27 April 2008

Penggeledahan DPR

DPR wajib mendukung upaya pemberantasan korupsi. Ini bukan sekadar persoalan etis, melainkan merupakan tuntutan politis. Jelas DPR sadar betul mengenai masalah tersebut. Bahkan kesadaran itu pula yang dulu mendorong DPR berinisiatif menggulirkan proses kelahiran lembaga superbody yang kini dikenal sebagai Komisi Pemberantasan Korupsi (KPK).

Karena itu sungguh tidak masuk akal jika kemudian DPR disebut-sebut menghalang-halangi upaya KPK melakukan penggeledahan ruangan anggota DPR, khususnya ruangan anggota Komisi IV Al Amin Nasution yang diduga menerima uang suap dalam proses pengalihan fungsi hutan lindung di Pulau Bintan, Kepulauan Riau. Kabar tentang itu tidak masuk akal dan sekaligus terasa lucu karena menafikan fakta historis bahwa DPR justru punya andil besar melahirkan KPK dengan segala kewenangannya -- semata dalam rangka mengefektifkan pemberantasan korupsi.

Ihwal komitmen itu bahkan ditegaskan Ketua DPR Agung Laksono. Dia tegas menyebutkan bahwa pihaknya sama sekali tidak bermaksud menghalang-halangi langkah KPK untuk melakukan penggeledahan di DPR. Lalu kenapa KPK tak serta-merta bisa melakukan penggeledahan itu?

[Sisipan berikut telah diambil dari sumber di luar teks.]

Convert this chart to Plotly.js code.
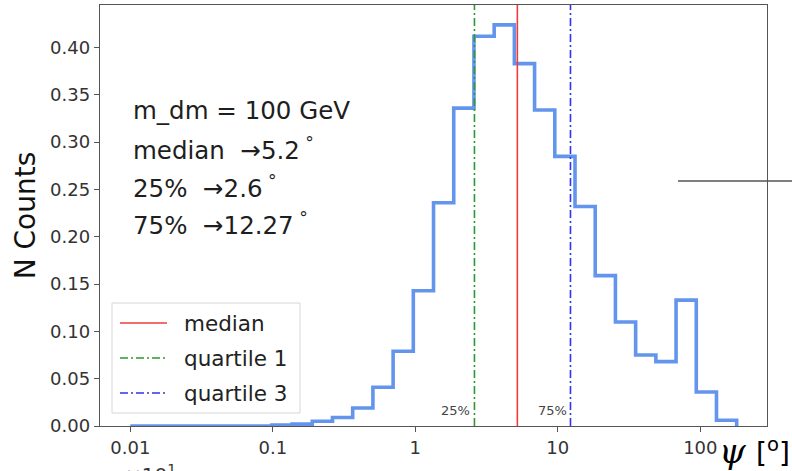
<!DOCTYPE html>
<html>
<head>
<meta charset="utf-8">
<script src="https://cdn.plot.ly/plotly-3.0.1.min.js"></script>
<style>html,body{margin:0;padding:0;background:#fff;}#chart{width:792px;height:471px;}</style>
</head>
<body>
<div id="chart"></div>
<script>
// Bin edges (log-spaced, degrees)
const binEdges = [0.01, 0.013865, 0.019223, 0.026652, 0.036953, 0.051235, 0.071036, 0.098481,
  0.13643, 0.18913, 0.26219, 0.36345, 0.50386, 0.69845, 0.96787, 1.3418, 1.8601, 2.5786,
  3.5748, 4.9551, 6.8691, 9.5215, 13.201, 18.296, 25.368, 35.166, 48.753, 67.562, 93.680,
  129.85, 180.0];
// Normalised counts per bin (30 bins)
const binCounts = [0, 0, 0, 0, 0, 0, 0, 0.001, 0.002, 0.005, 0.009, 0.019, 0.041, 0.079,
  0.143, 0.236, 0.336, 0.412, 0.424, 0.383, 0.334, 0.285, 0.232, 0.159, 0.110, 0.075,
  0.068, 0.133, 0.036, 0.006];
const medianVal = 5.2;
const q1Val = 2.6;
const q3Val = 12.27;
const yTicks = [0, 0.05, 0.10, 0.15, 0.20, 0.25, 0.30, 0.35, 0.40];
const xTickVals = [0.01, 0.1, 1, 10, 100];
const xTickText = ['0.01', '0.1', '1', '10', '100'];
const legendNames = ['median', 'quartile 1', 'quartile 3'];
const infoLines = ['m_dm = 100 GeV', 'median  →5.2<sup> °</sup>', '25%  →2.6<sup> °</sup>', '75%  →12.27<sup> °</sup>'];

const YMAX = 0.445;
const FONT = 'DejaVu Sans, sans-serif';

// step path
const sx = [binEdges[0]];
const sy = [0];
for (let i = 0; i < binCounts.length; i++) { sx.push(binEdges[i]); sy.push(binCounts[i]); }
sx.push(binEdges[binEdges.length - 1]); sy.push(0);

const lineColors = ['#f03c3c', '#2e9a2e', '#3232f0'];
const lineDash = ['solid', '8px,3px,2px,3px', '8px,3px,2px,3px'];
const lineVals = [medianVal, q1Val, q3Val];

const traces = [{
  x: sx, y: sy, type: 'scatter', mode: 'lines',
  line: {shape: 'hv', color: '#6495ED', width: 3.6},
  hoverinfo: 'skip', showlegend: false
}];
for (let i = 0; i < 3; i++) {
  traces.push({x: [lineVals[i], lineVals[i]], y: [0, 1], type: 'scatter', mode: 'lines',
    line: {color: lineColors[i], width: 1.6, dash: lineDash[i]}, showlegend: false, hoverinfo: 'skip'});
}

// pixel -> paper helpers (plot area: left 100, top 5, width 667, height 421)
const L = 100, T = 5, W = 667, H = 421;
const px = v => (v - L) / W;
const py = v => (T + H - v) / H;

const annotations = [];
const infoY = [111, 149, 187, 224];
infoLines.forEach((t, i) => annotations.push({
  xref: 'paper', yref: 'paper', x: px(131), y: py(infoY[i]), xanchor: 'left', yanchor: 'middle',
  text: t, showarrow: false, font: {family: FONT, size: 24.5, color: '#1e1e1e'}
}));
annotations.push({xref: 'x', yref: 'paper', x: Math.log10(q1Val), y: py(410), xanchor: 'right', yanchor: 'middle',
  xshift: -2, text: '25%', showarrow: false, font: {family: FONT, size: 13, color: '#444'}});
annotations.push({xref: 'x', yref: 'paper', x: Math.log10(q3Val), y: py(410), xanchor: 'right', yanchor: 'middle',
  xshift: -1, text: '75%', showarrow: false, font: {family: FONT, size: 13, color: '#444'}});
// legend
const legRows = [323, 358, 393];
legendNames.forEach((n, i) => annotations.push({
  xref: 'paper', yref: 'paper', x: px(182), y: py(legRows[i]), xanchor: 'left', yanchor: 'middle',
  text: n, showarrow: false, font: {family: FONT, size: 21.5, color: '#222'}
}));
// x axis label
annotations.push({xref: 'paper', yref: 'paper', x: px(732), y: py(451), xanchor: 'center', yanchor: 'middle',
  text: '<i>ψ</i>', showarrow: false, font: {family: 'DejaVu Serif, serif', size: 34, color: '#000'}});
annotations.push({xref: 'paper', yref: 'paper', x: px(773), y: py(451), xanchor: 'center', yanchor: 'middle',
  text: '[<sup>o</sup>]', showarrow: false, font: {family: FONT, size: 28, color: '#000'}});
annotations.push({xref: 'paper', yref: 'paper', x: px(150), y: py(474), xanchor: 'center', yanchor: 'middle',
  text: '×10<sup>1</sup>', showarrow: false, font: {family: FONT, size: 20, color: '#333'}});

const shapes = [
  {type: 'rect', xref: 'paper', yref: 'paper', x0: px(112), x1: px(300), y0: py(413), y1: py(303),
   line: {color: '#d6d6d6', width: 1}, fillcolor: 'rgba(255,255,255,0.85)'},
  {type: 'line', xref: 'paper', yref: 'paper', x0: px(678), x1: px(792), y0: py(181), y1: py(181),
   line: {color: '#555', width: 1.6}}
];
legRows.forEach((r, i) => shapes.push({type: 'line', xref: 'paper', yref: 'paper',
  x0: px(120), x1: px(167), y0: py(r), y1: py(r), line: {color: lineColors[i], width: 1.6, dash: lineDash[i]}}));

const layout = {
  width: 792, height: 471,
  margin: {l: L, r: 792 - L - W, t: T, b: 471 - T - H},
  paper_bgcolor: '#fff', plot_bgcolor: '#fff',
  showlegend: false,
  xaxis: {
    type: 'log', range: [-2.213, 2.468], tickvals: xTickVals, ticktext: xTickText,
    ticks: 'outside', ticklen: 5, tickcolor: '#555', showgrid: false, zeroline: false,
    showline: true, linecolor: '#555', linewidth: 1.3, mirror: true,
    tickfont: {family: FONT, size: 18, color: '#333'}
  },
  yaxis: {
    range: [0, YMAX], tickvals: yTicks, tickformat: '.2f',
    ticks: 'outside', ticklen: 5, tickcolor: '#555', showgrid: false, zeroline: false,
    showline: true, linecolor: '#555', linewidth: 1.3, mirror: true,
    tickfont: {family: FONT, size: 18, color: '#333'},
    title: {text: 'N Counts', font: {family: FONT, size: 28, color: '#111'}, standoff: 6}
  },
  annotations: annotations,
  shapes: shapes
};

Plotly.newPlot('chart', traces, layout, {staticPlot: true, displayModeBar: false});
</script>
</body>
</html>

Meski ketentuan perundang-undangan menempatkan KPK sebagai lembaga superbody, itu tak berarti mereka bisa semena-mena melangkah. Dalam menjalankan peran dan fungsi menegakkan hukum dalam rangka memberantas korupsi, KPK tak bisa tidak mengindahkan kepatutan. Nilai-nilai etis tetap menuntut KPK untuk tak bersikap-tindak mentang-mentang alias arogan. Mentang-mentang berwenang. Mentang-mentang diberi mandat penuh oleh undang-undang.

Jadi, dalam melakukan penggeledahan di DPR -- juga di tempat-tempat lain -- KPK tidak bisa main selonong begitu saja. Paling tidak, secara sosial dan etis, KPK dituntut kulo nuwun lebih dulu kepada pihak yang menjadi tuan rumah. Jika tidak, itu tadi, KPK terjebak oleh kewenangannya sendiri. KPK menjadi lembaga yang tidak mengindahkan kepatutan. Arogan. Sewenang-wenang.

Boleh jadi, itu pula yang disentil pimpinan DPR sehingga mereka tak serta-merta mengizinkan KPK melakukan penggeledahan di DPR. Sentilan seperti itu wajar-wajar saja. Sekadar mengingatkan. Bahwa di balik kewenangan legal-formal, nilai-nilai sosial dan etis tetap patut juga diiindahkan. Terlebih lagi kalau penggeledahan itu ternyata tak hanya dilakukan terhadap ruangan Al Amin, melainkan juga ruangan-ruangan anggota lain DPR.

Bagi DPR, sentilan kepada KPK terkait penggeledahan itu bukan cerminan sikap genit, sok terhormat, jaim alias jaga imej, atau apalagi merupakan upaya menghalang-halangi langkah pemberantasan korupsi. Sentilan itu lebih merupakan permintaan agar penggeledahan dilakukan tertib, prosedural, dan proporsional menurut konteks ruang maupun tindakan. Dengan demikian, penggeledahan tidak serta-merta menimbulkan kesan bahwa lembaga DPR diobok-obok KPK.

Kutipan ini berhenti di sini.